> TASK GOAL
Begin at the first line of the data and copy each line through the one containing "plt.rcParams['axes.unicode_minus'] = False", that line included, with no pictures.

> GIVEN MATERIAL
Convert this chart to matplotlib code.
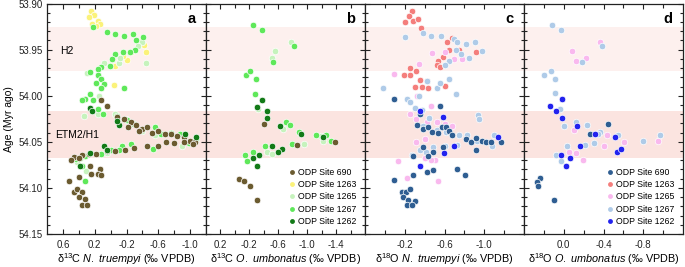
import matplotlib
matplotlib.use("Agg")
import matplotlib.pyplot as plt
from matplotlib.ticker import MultipleLocator, FixedLocator, FuncFormatter
from matplotlib.lines import Line2D

plt.rcParams['font.family'] = ['Liberation Sans', 'DejaVu Sans']
plt.rcParams['mathtext.fontset'] = 'custom'
plt.rcParams['mathtext.rm'] = 'Liberation Sans'
plt.rcParams['mathtext.it'] = 'Liberation Sans:italic'
plt.rcParams['axes.unicode_minus'] = False

# ---------------- data: (age Myr, isotope value) ----------------
# Panel a: d13C N. truempyi
A_690 = [(54.011, 0.04), (54.005, 0.12), (54.023, -0.08), (54.025, -0.17), (54.029, -0.26), (54.034, -0.22),
         (54.032, -0.32), (54.036, -0.40), (54.034, -0.46), (54.040, -0.52), (54.038, -0.60), (54.041, -0.68),
         (54.042, -0.76), (54.044, -0.84), (54.045, -0.92), (54.049, -1.00), (54.050, -1.06), (54.052, -1.04),
         (54.050, -0.92), (54.051, -0.80), (54.050, -0.70), (54.054, -0.60), (54.054, -0.46), (54.057, -0.30),
         (54.059, -0.18), (54.060, -0.06), (54.060, 0.04), (54.063, 0.18), (54.063, 0.27), (54.064, 0.36),
         (54.066, 0.46), (54.070, 0.50), (54.068, 0.40), (54.076, 0.26), (54.080, 0.13), (54.085, 0.16),
         (54.085, 0.25), (54.086, 0.12), (54.092, 0.52), (54.088, 0.40), (54.104, 0.46), (54.101, 0.42),
         (54.104, 0.36), (54.110, 0.40), (54.112, 0.32), (54.119, 0.36), (54.119, 0.30), (54.038, -0.36)]
A_1263 = [(53.908, 0.25), (53.912, 0.21), (53.915, 0.27), (53.919, 0.16), (53.922, 0.13), (53.924, 0.18),
          (53.922, 0.23), (53.945, -0.42), (53.952, -0.44), (53.941, -0.38), (53.961, -0.20), (53.957, -0.16),
          (53.968, -0.06), (53.988, -0.04), (53.953, -0.26)]
A_1265 = [(53.942, -0.40), (53.946, -0.34), (53.964, -0.44), (53.964, -0.10), (53.959, -0.12), (53.964, 0.08),
          (53.975, 0.30), (54.022, 0.34), (54.020, 0.16), (54.020, -0.06), (54.025, -0.19), (54.038, -0.40),
          (54.043, -0.56), (54.054, -0.90), (54.072, 0.42), (54.082, 0.31), (54.062, 0.04), (54.000, 0.14)]
A_1267 = [(53.925, 0.22), (53.931, 0.05), (53.933, -0.06), (53.935, -0.17), (53.933, -0.28), (53.939, -0.32),
          (53.936, -0.41), (53.950, -0.31), (53.952, -0.25), (53.953, -0.16), (53.955, -0.06), (53.960, -0.02),
          (53.968, 0.01), (53.969, 0.12), (53.971, 0.16), (53.974, 0.26), (53.978, 0.16), (53.982, 0.12),
          (53.986, 0.18), (53.987, 0.08), (53.992, 0.12), (53.992, -0.17), (53.998, 0.26), (54.003, 0.32),
          (54.005, 0.22), (54.014, 0.16), (54.005, 0.36), (54.020, 0.10), (54.022, -0.08), (54.026, -0.20),
          (54.031, -0.30), (54.034, -0.56), (54.040, -0.76), (54.041, -0.87), (54.047, -1.08), (54.051, -0.98),
          (54.042, -0.63), (54.054, -0.14), (54.052, -0.26), (54.059, 0.00), (54.065, 0.32), (54.069, 0.44),
          (54.076, 0.36), (54.092, 0.32), (54.067, 0.38), (54.063, 0.12), (54.059, -0.10), (54.058, -0.53)]
A_1262 = [(54.013, 0.26), (54.017, 0.24), (54.032, -0.10), (54.027, -0.08), (54.045, -1.08), (54.041, -0.94),
          (54.054, 0.08), (54.059, 0.05), (54.062, 0.26), (54.076, 0.39)]

# Panel b: d13C O. umbonatus
B_690 = [(54.031, -0.40), (54.053, -0.86), (54.050, -1.38), (54.090, -0.05), (54.093, -0.13), (54.098, -0.21),
         (54.113, -0.30)]
B_1263 = []
B_1265 = [(53.942, -0.77), (53.959, -0.51), (53.951, -0.55), (54.036, -0.67), (54.040, -0.90), (54.049, -1.22),
          (54.052, -0.95), (54.061, -0.44), (54.063, -0.51), (54.014, -0.32), (54.044, -1.19)]
B_1267 = [(53.923, -0.25), (53.929, -0.37), (53.946, -0.82), (53.963, -0.53), (53.978, -0.15), (53.973, -0.21),
          (53.982, -0.29), (53.998, -0.28), (54.028, -0.71), (54.032, -0.76), (54.052, -0.79), (54.043, -1.12),
          (54.043, -1.26), (54.049, -1.33), (54.064, -0.14), (54.071, -0.17), (54.061, -0.25), (54.054, -0.42),
          (54.039, -0.89)]
B_1262 = [(54.005, -0.38), (54.012, -0.31), (54.017, -0.45), (54.024, -0.45), (54.033, -0.63), (54.041, -0.92),
          (54.045, -1.22), (54.055, -0.52), (54.058, -0.65), (54.061, -0.59), (54.064, -0.34), (54.068, -0.25),
          (54.076, -0.30)]

# Panel c: d18O N. truempyi
C_690 = [(54.003, -0.09), (54.020, -0.35), (54.011, -0.55), (54.032, -0.32), (54.036, -0.38), (54.034, -0.43),
         (54.039, -0.47), (54.040, -0.53), (54.034, -0.57), (54.034, -0.62), (54.038, -0.65), (54.043, -0.68),
         (54.047, -0.82), (54.050, -0.87), (54.046, -0.92), (54.049, -0.98), (54.050, -1.02), (54.050, -1.07),
         (54.050, -1.17), (54.059, -0.92), (54.054, -0.70), (54.056, -0.58), (54.061, -0.48), (54.065, -0.43),
         (54.056, -0.38), (54.065, -0.28), (54.086, -0.28), (54.083, -0.42), (54.081, -0.48), (54.079, -0.73),
         (54.086, -0.81), (54.091, -0.09), (54.104, -0.17), (54.104, -0.21), (54.101, -0.25), (54.110, -0.18),
         (54.113, -0.23), (54.114, -0.30), (54.119, -0.22), (54.119, -0.27)]
C_1263 = [(53.908, -0.27), (53.913, -0.24), (53.920, -0.20), (53.919, -0.28), (53.917, -0.33), (53.926, -0.36),
          (53.937, -0.68), (53.942, -0.63), (53.950, -0.65), (53.950, -0.75), (53.953, -0.92), (53.958, -0.58),
          (53.962, -0.53), (53.967, -0.52), (53.969, -0.55), (53.977, -0.25), (53.973, -0.31), (53.977, -0.19),
          (53.983, -0.35), (53.984, -0.42), (53.990, -0.37), (53.992, -0.43), (53.991, -0.30), (53.989, -0.61),
          (53.970, -0.25)]
C_1265 = [(53.976, -0.09), (53.966, -0.34), (53.952, -0.61), (53.960, -0.70), (53.960, -0.78), (53.954, -0.47),
          (54.000, -0.32), (54.011, -0.46), (54.020, -0.25), (54.025, -0.31), (54.028, -0.42), (54.028, -0.52),
          (54.031, -0.60), (54.033, -0.68), (54.047, -0.40), (54.050, -0.31), (54.070, -0.50), (54.070, -0.46),
          (54.071, -0.13), (54.089, -0.22), (54.092, -0.53), (54.068, -0.40)]
C_1267 = [(53.936, -0.20), (53.932, -0.38), (53.935, -0.46), (53.935, -0.56), (53.938, -0.70), (53.942, -0.73),
          (53.944, -0.82), (53.942, -0.91), (53.950, -0.72), (53.955, -0.77), (53.959, -0.85), (53.951, -0.98),
          (53.962, -0.65), (53.967, -0.61), (53.992, 0.02), (54.004, -0.22), (54.007, -0.25), (54.000, -0.34),
          (53.984, -0.42), (53.992, -0.52), (53.986, -0.55), (53.982, -0.65), (53.998, -0.72), (54.013, -0.30),
          (54.015, -0.37), (54.021, -0.94), (54.025, -0.95), (54.024, -0.44), (54.033, -0.38), (54.037, -0.52),
          (54.039, -0.62), (54.043, -0.75), (54.043, -0.83), (54.049, -0.93), (54.054, -1.08), (54.043, -1.10),
          (54.064, -0.27), (54.061, -0.41), (54.056, -0.48), (54.054, -0.60), (54.053, -0.73), (54.059, -0.35)]
C_1262 = [(54.017, -0.35), (54.023, -0.58), (54.076, -0.35), (54.045, -1.14), (54.062, -0.59), (54.054, -0.70)]

# Panel d: d18O O. umbonatus
D_690 = [(54.031, -0.45), (54.042, -0.26), (54.089, 0.24), (54.094, 0.27), (54.098, 0.26), (54.113, 0.10)]
D_1263 = []
D_1265 = [(53.942, -0.36), (53.951, -0.08), (53.962, -0.12), (53.959, -0.22), (54.037, -0.10), (54.043, -0.44),
          (54.054, -0.41), (54.050, -0.61), (54.049, -0.95), (54.061, -0.05), (54.062, -0.12), (54.070, -0.19)]
D_1267 = [(53.923, 0.12), (53.929, 0.03), (53.946, -0.38), (53.963, -0.18), (53.973, 0.13), (53.978, 0.20),
          (53.982, 0.09), (53.997, 0.09), (54.014, 0.04), (54.033, 0.00), (54.028, -0.12), (54.032, -0.23),
          (54.039, -0.36), (54.043, -0.55), (54.049, -0.80), (54.043, -0.97), (54.054, -0.03), (54.053, -0.21),
          (54.051, -0.30), (54.064, 0.08), (54.071, 0.03), (54.042, -0.34)]
D_1262 = [(54.004, 0.02), (54.011, 0.14), (54.017, 0.08), (54.024, 0.02), (54.033, -0.13), (54.042, -0.31),
          (54.045, -0.52), (54.061, -0.54), (54.058, -0.58), (54.055, -0.16), (54.064, 0.03), (54.068, -0.06),
          (54.076, -0.02)]

SITES = ['ODP Site 690', 'ODP Site 1263', 'ODP Site 1265', 'ODP Site 1267', 'ODP Site 1262']
C13_COLORS = ['#6b5b30', '#fbf27a', '#c6f3bd', '#5fe85a', '#127a17']
O18_COLORS = ['#2f5e92', '#f47e7c', '#f9b9ee', '#afcbe8', '#2222ee']

XLIMS = [(0.8, -1.2), (0.4, -1.8), (0.2, -1.4), (0.4, -1.2)]
XMAJOR = [[0.6, 0.2, -0.2, -0.6, -1.0], [0.2, -0.2, -0.6, -1.0, -1.4], [-0.2, -0.6, -1.0], [0.0, -0.4, -0.8]]
XMINOR = [[0.4, 0.0, -0.4, -0.8], [0.0, -0.4, -0.8, -1.2, -1.6], [0.0, -0.4, -0.8, -1.2], [0.2, -0.2, -0.6, -1.0]]
PANEL_LETTERS = ['a', 'b', 'c', 'd']
BANDS = [(53.925, 53.973, '#fdf0ee'), (54.016, 54.068, '#fbe4e0')]

series = [
    ([A_690, A_1263, A_1265, A_1267, A_1262], C13_COLORS),
    ([B_690, B_1263, B_1265, B_1267, B_1262], C13_COLORS),
    ([C_690, C_1263, C_1265, C_1267, C_1262], O18_COLORS),
    ([D_690, D_1263, D_1265, D_1267, D_1262], O18_COLORS),
]
draw_order = [1, 2, 3, 0, 4]

xlabels = [r'δ$^{13}$C $\mathit{N.\ truempyi}$ (‰ VPDB)',
           r'δ$^{13}$C $\mathit{O.\ umbonatus}$ (‰ VPDB)',
           r'δ$^{18}$O $\mathit{N.\ truempyi}$ (‰ VPDB)',
           r'δ$^{18}$O $\mathit{O.\ umbonatus}$ (‰ VPDB)']

fig = plt.figure(figsize=(6.85, 2.67), dpi=100)
left = 47 / 685
w = 159 / 685
bottom = 33 / 267
h = (234 - 3.6) / 267

fmt = FuncFormatter(lambda v, p: ('%.1f' % v).replace('-0.0', '0.0'))

for i in range(4):
    ax = fig.add_axes([left + i * w, bottom, w, h])
    ax.set_ylim(54.15, 53.90)
    ax.set_xlim(*XLIMS[i])
    for y0, y1, c in BANDS:
        ax.axhspan(y0, y1, color=c, zorder=0, lw=0)
    data, colors = series[i]
    for k in draw_order:
        pts = data[k]
        if pts:
            ages = [p[0] for p in pts]
            vals = [p[1] for p in pts]
            ax.scatter(vals, ages, s=22, c=colors[k], edgecolors='white', linewidths=0.5, zorder=3)
    ax.yaxis.set_major_locator(MultipleLocator(0.05))
    ax.yaxis.set_minor_locator(MultipleLocator(0.01))
    ax.xaxis.set_major_locator(FixedLocator(XMAJOR[i]))
    ax.xaxis.set_minor_locator(FixedLocator(XMINOR[i]))
    ax.xaxis.set_major_formatter(fmt)
    ax.tick_params(which='both', direction='in', top=True, right=True, labelsize=7, width=0.8, colors='#222222')
    ax.tick_params(which='major', length=3.5, pad=3)
    ax.tick_params(axis='x', which='major', pad=4)
    ax.tick_params(which='minor', length=2)
    ax.tick_params(axis='x', which='minor', length=3)
    for sp in ax.spines.values():
        sp.set_linewidth(0.9)
        sp.set_color('#222222')
    if i == 0:
        ax.yaxis.set_major_formatter(FuncFormatter(lambda v, p: '%.2f' % v))
        ax.set_ylabel('Age (Myr ago)', fontsize=7.5, labelpad=3)
        ax.text(0.64, 53.951, 'H2', fontsize=7.5, va='center', ha='left', zorder=4)
        ax.text(0.70, 54.043, 'ETM2/H1', fontsize=7.5, va='center', ha='left', zorder=4)
    else:
        ax.set_yticklabels([])
    ax.set_xlabel(xlabels[i], fontsize=7.8, labelpad=1.5)
    ax.text(0.935, 0.965, PANEL_LETTERS[i], transform=ax.transAxes, ha='right', va='top',
            fontsize=10.5, fontweight='bold', zorder=5)
    if i in (1, 3):
        handles = [Line2D([], [], marker='o', ls='', markersize=3.5, markerfacecolor=colors[k],
                          markeredgecolor='none') for k in range(5)]
        ax.legend(handles, SITES, loc='lower left', bbox_to_anchor=(0.525, 0.035), frameon=False,
                  fontsize=6.3, handlelength=0.6, handletextpad=0.4, labelspacing=0.38, borderpad=0.0,
                  borderaxespad=0.0)

fig.savefig('out.png', dpi=100)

> EXPECTED ANSWER
Convert this chart to matplotlib code.
import matplotlib
matplotlib.use("Agg")
import matplotlib.pyplot as plt
from matplotlib.ticker import MultipleLocator, FixedLocator, FuncFormatter
from matplotlib.lines import Line2D

plt.rcParams['font.family'] = ['Liberation Sans', 'DejaVu Sans']
plt.rcParams['mathtext.fontset'] = 'custom'
plt.rcParams['mathtext.rm'] = 'Liberation Sans'
plt.rcParams['mathtext.it'] = 'Liberation Sans:italic'
plt.rcParams['axes.unicode_minus'] = False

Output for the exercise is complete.